Interessant ist auch, wie meine Großmutter zu dieser Wohnung in der Lorystraße 17/7 kam, denn vorher wohnte sie in der Grillgasse 38 neben in der ans Geschäft angrenzenden Ergeschoßwohnung.

Der Erwerb des Hauses in der Lorystraße 17 liegt im Dunkeln. Fest steht, dass meine Großeltern nach ihrer Heirat zuerst in der Sedlitzkygasse, später dann neben ihrem Geschäft in der Herbortgasse 25 gewohnt haben.

In unserer späteren Wohnung Nummer 7 wohnte bis 1938 der Schuldirektor der Brehmschule, Herr Patloch mit seiner Frau. Diese Schule war bis 1938 eine tschechische Schule, die auch meine Mutter besuchte. Die tschechischen Schulen wurden aber mit dem Hitlereinmarsch in deutsche Schulen umgewandelt und die tschechischen Lehrer entlassen. Das passierte auch Herrn Patloch und damals übersiedelte er in die Billrothstraße im 19. Bezirk. Dieser Umzug von Herrn Patloch und auch der Umzug meiner Großmutter in die Lorystraße 17/7 erfolgten auf Anordnung der NSDAP, die Wohnung in der Grillgasse 38 neben dem Geschäft wurde dem Parteigenossen Hepter überlassen auf dessen Betreiben diese Umsiedelungsaktion überhaupt durchgeführt wurde. Sein Vorteil war, dass er die Wohnung meiner Großeltern als Geschäftslokal nutzen konnte.
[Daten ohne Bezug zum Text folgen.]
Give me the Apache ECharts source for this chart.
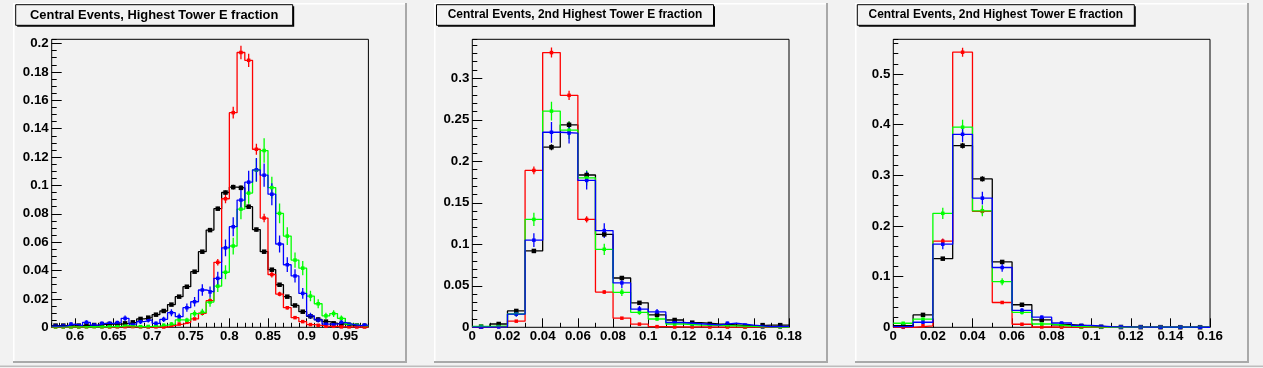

Zwischen den Patloch und meinen Großeltern bestand eine gute Freundschaft, vielleicht gerade wegen der gemeinsamen äußeren Feinde. Die Patloch besuchten uns oft in unserem Garten in Kritzendorf.

Die Wohnung in der Lorystraße 17/7 war ziemlich kalt. Unterhalb befand sich der Keller und rundherum war eine freistehende Hausmauer. Anfangs mit einem Kanonenofen beheizt – oft nur während der Weihnachtsfeiertage. Als dann die Wohnung Tür 8 dazukam, kaufte meine Mutter einen Meller Kachelofen. Mit einem Durchbruch in der Wand sollten gleichzeitig beide Zimmer von Tür 7 beheizt werden. So ein Ofen will aber auch richtig bedient werden. Unter meine Obhut neigte der Ofen zum Verschlacken und man musste ihn nach etwa einer Betriebswoche ausräumen und danach neu beheizen.

Mein Job war es, den Koks in zwei Kübeln aus dem Keller zu holen.

Die Wohnung war dunkel und die Fenster waren auf eine Wiese des Nachbargrundstücks gerichtet. Wie dunkel aber diese Wohnung vor dem Krieg gewesen sein muss, kann man nur erahnen, denn dort, wo eine Wiese war, war vorher ein ebenso dreistöckiges Wohnhaus, das während des Bombenkriegs über Wien zerstört worden war.